▸ **Data**:
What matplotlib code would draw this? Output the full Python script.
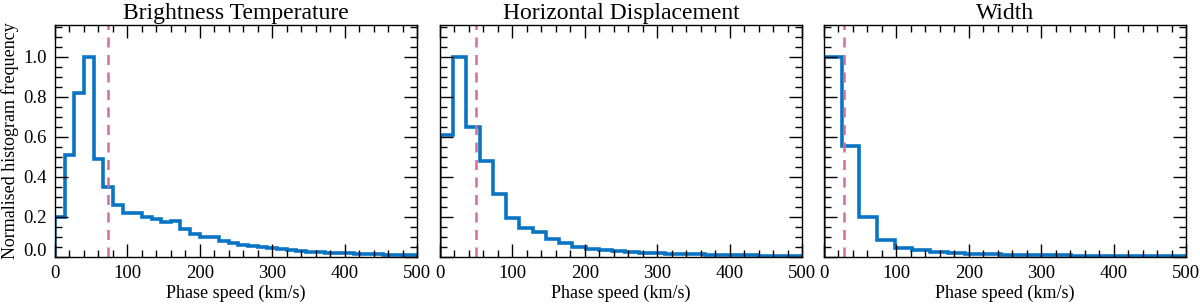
import numpy as np
import matplotlib
matplotlib.use("Agg")
import matplotlib.pyplot as plt
from matplotlib.ticker import MultipleLocator, FixedLocator, FormatStrFormatter
from matplotlib.transforms import ScaledTranslation

plt.rcParams['font.family'] = ['Liberation Serif', 'DejaVu Serif']

titles = ["Brightness Temperature", "Horizontal Displacement", "Width"]
xlabel = "Phase speed (km/s)"
ylabel = "Normalised histogram frequency"
yticks = [0.0, 0.2, 0.4, 0.6, 0.8, 1.0]

# bin widths (km/s) for each panel
bin_widths = [13.33, 18.3, 24.4]

bt_values = [0.20, 0.51, 0.82, 1.00, 0.49, 0.35, 0.26, 0.22, 0.22, 0.20,
             0.19, 0.175, 0.18, 0.14, 0.115, 0.10, 0.10, 0.082, 0.070, 0.062,
             0.055, 0.049, 0.043, 0.038, 0.034, 0.030, 0.027, 0.024, 0.022, 0.020,
             0.018, 0.016, 0.015, 0.013, 0.012, 0.011, 0.010, 0.009]
hd_values = [0.607, 1.00, 0.648, 0.479, 0.312, 0.197, 0.147, 0.124, 0.091, 0.069,
             0.050, 0.040, 0.033, 0.028, 0.025, 0.022, 0.019, 0.017, 0.015, 0.013,
             0.011, 0.010, 0.009, 0.008, 0.007, 0.006, 0.005, 0.005]
w_values = [1.00, 0.552, 0.198, 0.086, 0.045, 0.033, 0.025, 0.020, 0.017, 0.014,
            0.012, 0.010, 0.009, 0.008, 0.007, 0.006, 0.005, 0.005, 0.004, 0.004, 0.003]
series = [bt_values, hd_values, w_values]

# dashed reference speeds (km/s)
ref_speeds = [73.5, 50.0, 27.5]

blue = '#0a74c4'
pink = '#cf6f98'

fig = plt.figure(figsize=(12, 3.06), dpi=100)
lefts = [55/1200, 440/1200, 824/1200]
width = 362/1200
bottom = 1 - 257/306
height = (257 - 25) / 306

for i in range(3):
    ax = fig.add_axes([lefts[i], bottom, width, height])
    vals = np.array(series[i])
    edges = np.arange(len(vals) + 1) * bin_widths[i]
    ax.stairs(vals, edges, color=blue, linewidth=2.6, baseline=0)
    ax.axvline(ref_speeds[i], color=pink, linestyle=(0, (4, 3)), linewidth=1.8, zorder=1)
    ax.set_xlim(0, 500)
    ax.set_ylim(0, 1.158)
    ax.xaxis.set_major_locator(MultipleLocator(100))
    ax.xaxis.set_minor_locator(MultipleLocator(20))
    ax.yaxis.set_major_locator(FixedLocator(yticks))
    ax.yaxis.set_minor_locator(MultipleLocator(0.05))
    ax.tick_params(which='both', direction='in', top=True, right=True, width=1.0,
                   labelsize=13.5, colors='black', pad=6)
    ax.tick_params(which='major', length=9.5)
    ax.tick_params(which='minor', length=4.8)
    for s in ax.spines.values():
        s.set_linewidth(1.0)
    ax.set_title(titles[i], fontsize=17, pad=4)
    ax.set_xlabel(xlabel, fontsize=13, labelpad=2)
    if i == 0:
        ax.yaxis.set_major_formatter(FormatStrFormatter('%.1f'))
        ax.set_ylabel(ylabel, fontsize=13)
        ax.yaxis.set_label_coords(-0.100, 0.5)
        fig.canvas.draw()
        for t in ax.yaxis.get_major_ticks():
            if abs(t.get_loc()) < 1e-9:
                lab = t.label1
                lab.set_transform(lab.get_transform() + ScaledTranslation(0, 5.5/72, fig.dpi_scale_trans))
    else:
        ax.set_yticklabels([])

fig.savefig('out.png', dpi=100)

▸ **What needs to be done**: Only the lines from the start of the material through the line containing "plt.rcParams['font.family'] = ['Liberation" should be transcribed. Pictures stay out.

▸ **Full solution**:
What matplotlib code would draw this? Output the full Python script.
import numpy as np
import matplotlib
matplotlib.use("Agg")
import matplotlib.pyplot as plt
from matplotlib.ticker import MultipleLocator, FixedLocator, FormatStrFormatter
from matplotlib.transforms import ScaledTranslation

plt.rcParams['font.family'] = ['Liberation Serif', 'DejaVu Serif']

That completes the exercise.